***** Dataset content *****

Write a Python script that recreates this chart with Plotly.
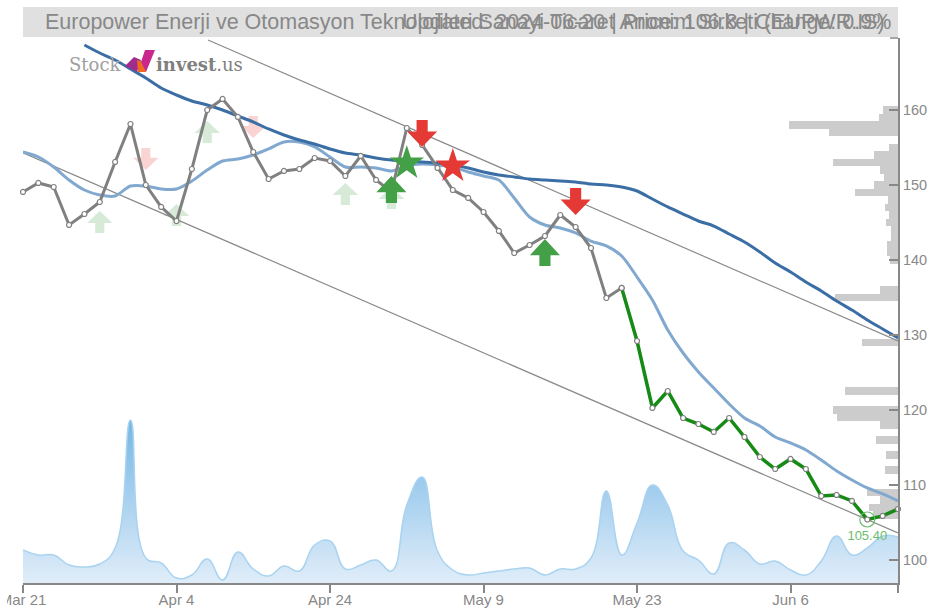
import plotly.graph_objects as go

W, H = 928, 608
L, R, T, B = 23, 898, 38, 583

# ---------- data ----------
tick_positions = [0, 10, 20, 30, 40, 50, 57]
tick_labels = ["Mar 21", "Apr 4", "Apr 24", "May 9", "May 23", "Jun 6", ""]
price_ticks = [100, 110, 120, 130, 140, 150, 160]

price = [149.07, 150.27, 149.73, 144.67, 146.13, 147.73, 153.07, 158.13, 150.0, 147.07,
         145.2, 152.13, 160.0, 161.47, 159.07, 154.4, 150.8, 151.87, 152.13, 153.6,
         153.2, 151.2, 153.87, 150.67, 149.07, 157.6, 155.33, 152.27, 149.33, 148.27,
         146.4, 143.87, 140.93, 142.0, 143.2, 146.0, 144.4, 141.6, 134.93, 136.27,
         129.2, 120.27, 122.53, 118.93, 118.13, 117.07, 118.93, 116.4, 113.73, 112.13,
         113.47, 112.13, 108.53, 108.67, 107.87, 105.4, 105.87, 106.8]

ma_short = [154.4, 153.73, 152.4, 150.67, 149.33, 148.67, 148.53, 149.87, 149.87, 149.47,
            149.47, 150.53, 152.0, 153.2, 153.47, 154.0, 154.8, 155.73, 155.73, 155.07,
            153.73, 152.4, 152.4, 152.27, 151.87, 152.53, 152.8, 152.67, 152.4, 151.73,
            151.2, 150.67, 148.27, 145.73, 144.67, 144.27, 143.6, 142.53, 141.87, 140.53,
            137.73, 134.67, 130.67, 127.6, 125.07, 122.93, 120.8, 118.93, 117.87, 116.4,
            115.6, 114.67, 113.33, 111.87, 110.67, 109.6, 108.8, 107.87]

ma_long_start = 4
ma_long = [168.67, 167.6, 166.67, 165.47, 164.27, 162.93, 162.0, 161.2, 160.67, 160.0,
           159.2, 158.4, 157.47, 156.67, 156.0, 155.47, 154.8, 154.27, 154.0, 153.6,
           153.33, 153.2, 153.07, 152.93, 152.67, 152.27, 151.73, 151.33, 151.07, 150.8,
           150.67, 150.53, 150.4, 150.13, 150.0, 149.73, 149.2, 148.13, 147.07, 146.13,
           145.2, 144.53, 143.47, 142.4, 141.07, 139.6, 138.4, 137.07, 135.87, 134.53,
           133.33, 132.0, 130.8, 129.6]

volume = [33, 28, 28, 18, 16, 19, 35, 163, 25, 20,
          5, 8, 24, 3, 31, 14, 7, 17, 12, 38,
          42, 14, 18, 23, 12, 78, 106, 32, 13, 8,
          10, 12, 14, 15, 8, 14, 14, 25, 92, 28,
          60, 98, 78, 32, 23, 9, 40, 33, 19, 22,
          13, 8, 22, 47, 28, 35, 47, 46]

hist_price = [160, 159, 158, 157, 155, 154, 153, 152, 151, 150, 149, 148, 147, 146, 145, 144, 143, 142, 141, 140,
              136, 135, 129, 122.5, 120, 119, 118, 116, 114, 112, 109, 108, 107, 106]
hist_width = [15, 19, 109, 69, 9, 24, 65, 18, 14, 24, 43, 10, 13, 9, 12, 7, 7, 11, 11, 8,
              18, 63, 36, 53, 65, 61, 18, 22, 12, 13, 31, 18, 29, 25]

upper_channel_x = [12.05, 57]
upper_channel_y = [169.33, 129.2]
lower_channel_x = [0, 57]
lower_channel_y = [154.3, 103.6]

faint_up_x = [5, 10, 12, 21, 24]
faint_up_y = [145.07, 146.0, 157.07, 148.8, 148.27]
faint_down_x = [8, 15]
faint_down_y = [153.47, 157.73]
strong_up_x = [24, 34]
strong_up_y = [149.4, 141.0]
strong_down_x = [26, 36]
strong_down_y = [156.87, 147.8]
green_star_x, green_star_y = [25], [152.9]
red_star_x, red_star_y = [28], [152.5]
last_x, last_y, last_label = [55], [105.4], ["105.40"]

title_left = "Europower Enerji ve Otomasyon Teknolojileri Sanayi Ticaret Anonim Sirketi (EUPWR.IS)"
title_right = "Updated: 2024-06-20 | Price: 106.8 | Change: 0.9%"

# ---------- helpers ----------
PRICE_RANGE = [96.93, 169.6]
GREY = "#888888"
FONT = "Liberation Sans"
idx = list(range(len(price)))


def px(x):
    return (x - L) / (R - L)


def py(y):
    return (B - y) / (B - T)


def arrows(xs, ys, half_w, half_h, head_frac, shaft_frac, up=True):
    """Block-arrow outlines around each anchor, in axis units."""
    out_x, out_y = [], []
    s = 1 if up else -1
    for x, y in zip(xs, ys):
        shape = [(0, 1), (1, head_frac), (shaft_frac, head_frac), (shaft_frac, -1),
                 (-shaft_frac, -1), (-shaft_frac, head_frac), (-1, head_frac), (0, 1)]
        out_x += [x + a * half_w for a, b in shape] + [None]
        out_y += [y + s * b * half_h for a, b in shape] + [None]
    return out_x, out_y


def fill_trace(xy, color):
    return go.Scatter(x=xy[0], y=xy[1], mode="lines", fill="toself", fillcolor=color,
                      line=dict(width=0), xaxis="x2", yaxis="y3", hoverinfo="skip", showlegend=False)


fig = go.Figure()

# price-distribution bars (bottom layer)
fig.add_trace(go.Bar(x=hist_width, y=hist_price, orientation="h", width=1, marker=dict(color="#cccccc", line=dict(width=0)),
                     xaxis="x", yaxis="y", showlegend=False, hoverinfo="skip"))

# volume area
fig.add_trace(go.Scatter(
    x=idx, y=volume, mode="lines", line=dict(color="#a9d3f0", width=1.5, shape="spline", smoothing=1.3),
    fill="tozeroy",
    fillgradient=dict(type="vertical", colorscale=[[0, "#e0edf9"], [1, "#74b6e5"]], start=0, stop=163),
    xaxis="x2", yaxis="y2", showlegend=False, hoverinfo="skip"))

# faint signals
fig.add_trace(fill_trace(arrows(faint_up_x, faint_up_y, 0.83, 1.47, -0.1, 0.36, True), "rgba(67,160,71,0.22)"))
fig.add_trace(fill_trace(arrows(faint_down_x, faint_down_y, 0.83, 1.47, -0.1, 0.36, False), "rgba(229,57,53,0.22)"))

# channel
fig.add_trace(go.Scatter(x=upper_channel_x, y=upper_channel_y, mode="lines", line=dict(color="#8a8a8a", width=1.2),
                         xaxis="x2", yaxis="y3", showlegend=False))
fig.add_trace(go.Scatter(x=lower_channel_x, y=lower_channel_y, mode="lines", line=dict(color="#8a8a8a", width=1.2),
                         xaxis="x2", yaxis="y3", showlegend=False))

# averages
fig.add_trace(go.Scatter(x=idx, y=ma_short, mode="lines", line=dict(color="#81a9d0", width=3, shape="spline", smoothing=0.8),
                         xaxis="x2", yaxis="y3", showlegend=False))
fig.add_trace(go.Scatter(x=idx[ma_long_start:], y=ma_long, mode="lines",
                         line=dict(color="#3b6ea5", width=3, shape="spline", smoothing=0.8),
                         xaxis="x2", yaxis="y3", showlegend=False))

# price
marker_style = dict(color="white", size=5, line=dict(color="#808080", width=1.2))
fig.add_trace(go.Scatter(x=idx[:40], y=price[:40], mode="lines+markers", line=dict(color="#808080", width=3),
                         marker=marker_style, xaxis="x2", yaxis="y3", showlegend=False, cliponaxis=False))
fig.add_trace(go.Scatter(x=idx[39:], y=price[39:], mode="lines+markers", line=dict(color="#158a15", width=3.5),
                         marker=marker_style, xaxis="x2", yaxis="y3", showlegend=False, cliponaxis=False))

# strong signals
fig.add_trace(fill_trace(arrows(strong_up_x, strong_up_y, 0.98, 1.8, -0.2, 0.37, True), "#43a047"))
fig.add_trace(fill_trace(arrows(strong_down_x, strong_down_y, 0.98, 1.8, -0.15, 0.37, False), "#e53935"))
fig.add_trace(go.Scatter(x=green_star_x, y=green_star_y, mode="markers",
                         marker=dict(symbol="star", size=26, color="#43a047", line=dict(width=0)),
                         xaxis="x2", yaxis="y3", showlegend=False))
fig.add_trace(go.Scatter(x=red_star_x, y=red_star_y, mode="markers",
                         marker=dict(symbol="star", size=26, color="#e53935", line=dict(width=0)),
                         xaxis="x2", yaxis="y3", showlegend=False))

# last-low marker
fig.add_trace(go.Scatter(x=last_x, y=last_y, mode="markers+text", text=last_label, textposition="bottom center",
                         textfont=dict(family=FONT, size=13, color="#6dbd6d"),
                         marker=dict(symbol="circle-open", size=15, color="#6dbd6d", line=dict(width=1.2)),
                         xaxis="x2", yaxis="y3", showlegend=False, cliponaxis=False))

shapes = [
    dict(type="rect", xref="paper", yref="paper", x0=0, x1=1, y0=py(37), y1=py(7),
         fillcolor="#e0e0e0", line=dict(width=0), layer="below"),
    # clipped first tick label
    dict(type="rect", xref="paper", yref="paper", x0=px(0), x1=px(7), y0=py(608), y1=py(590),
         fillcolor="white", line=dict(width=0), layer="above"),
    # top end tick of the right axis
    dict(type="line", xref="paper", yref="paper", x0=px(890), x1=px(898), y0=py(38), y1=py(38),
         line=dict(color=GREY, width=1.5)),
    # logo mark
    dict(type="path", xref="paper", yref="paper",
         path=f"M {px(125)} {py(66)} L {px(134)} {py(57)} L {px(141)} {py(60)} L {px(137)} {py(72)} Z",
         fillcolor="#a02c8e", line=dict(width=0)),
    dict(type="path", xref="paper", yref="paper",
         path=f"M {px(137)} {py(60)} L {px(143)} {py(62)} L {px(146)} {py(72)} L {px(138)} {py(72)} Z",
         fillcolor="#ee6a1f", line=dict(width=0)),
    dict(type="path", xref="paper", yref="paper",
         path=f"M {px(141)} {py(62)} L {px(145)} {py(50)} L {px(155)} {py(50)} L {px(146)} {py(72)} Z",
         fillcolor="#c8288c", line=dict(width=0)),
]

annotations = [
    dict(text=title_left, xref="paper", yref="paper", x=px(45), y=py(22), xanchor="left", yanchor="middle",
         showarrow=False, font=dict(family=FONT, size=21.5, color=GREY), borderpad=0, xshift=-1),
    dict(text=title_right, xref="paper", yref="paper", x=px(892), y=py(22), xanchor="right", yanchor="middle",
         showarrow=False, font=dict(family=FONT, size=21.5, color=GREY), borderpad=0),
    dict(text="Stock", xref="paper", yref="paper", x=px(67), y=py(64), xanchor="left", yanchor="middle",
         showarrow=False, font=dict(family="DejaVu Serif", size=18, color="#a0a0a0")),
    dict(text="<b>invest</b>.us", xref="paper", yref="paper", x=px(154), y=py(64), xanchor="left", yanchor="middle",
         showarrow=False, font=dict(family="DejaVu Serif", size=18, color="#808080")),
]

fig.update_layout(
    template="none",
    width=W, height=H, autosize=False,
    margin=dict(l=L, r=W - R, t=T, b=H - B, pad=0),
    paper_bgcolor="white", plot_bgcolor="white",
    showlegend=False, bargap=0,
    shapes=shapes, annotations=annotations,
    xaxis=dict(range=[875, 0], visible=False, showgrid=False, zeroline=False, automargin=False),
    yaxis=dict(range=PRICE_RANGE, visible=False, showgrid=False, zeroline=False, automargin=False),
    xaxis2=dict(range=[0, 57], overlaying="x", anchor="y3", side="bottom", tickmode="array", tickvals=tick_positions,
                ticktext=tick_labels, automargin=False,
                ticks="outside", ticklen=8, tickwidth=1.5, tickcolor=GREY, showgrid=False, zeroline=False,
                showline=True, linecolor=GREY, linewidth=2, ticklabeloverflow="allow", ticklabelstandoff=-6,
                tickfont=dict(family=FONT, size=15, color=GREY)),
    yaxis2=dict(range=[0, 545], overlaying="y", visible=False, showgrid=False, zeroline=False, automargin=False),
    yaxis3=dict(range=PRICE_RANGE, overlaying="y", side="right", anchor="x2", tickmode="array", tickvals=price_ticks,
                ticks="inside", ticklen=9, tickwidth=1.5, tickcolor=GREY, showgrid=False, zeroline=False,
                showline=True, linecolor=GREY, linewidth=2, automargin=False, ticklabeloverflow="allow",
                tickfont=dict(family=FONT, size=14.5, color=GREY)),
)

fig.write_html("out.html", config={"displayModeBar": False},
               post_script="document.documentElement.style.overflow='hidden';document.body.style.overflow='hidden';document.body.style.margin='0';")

*****

Take the lines from the start of the material to the line with "price_ticks = [100, 110, 120, 130, 140, 150, 160]", both included, and transcribe them exactly without the pictures.

Write a Python script that recreates this chart with Plotly.
import plotly.graph_objects as go

W, H = 928, 608
L, R, T, B = 23, 898, 38, 583

# ---------- data ----------
tick_positions = [0, 10, 20, 30, 40, 50, 57]
tick_labels = ["Mar 21", "Apr 4", "Apr 24", "May 9", "May 23", "Jun 6", ""]
price_ticks = [100, 110, 120, 130, 140, 150, 160]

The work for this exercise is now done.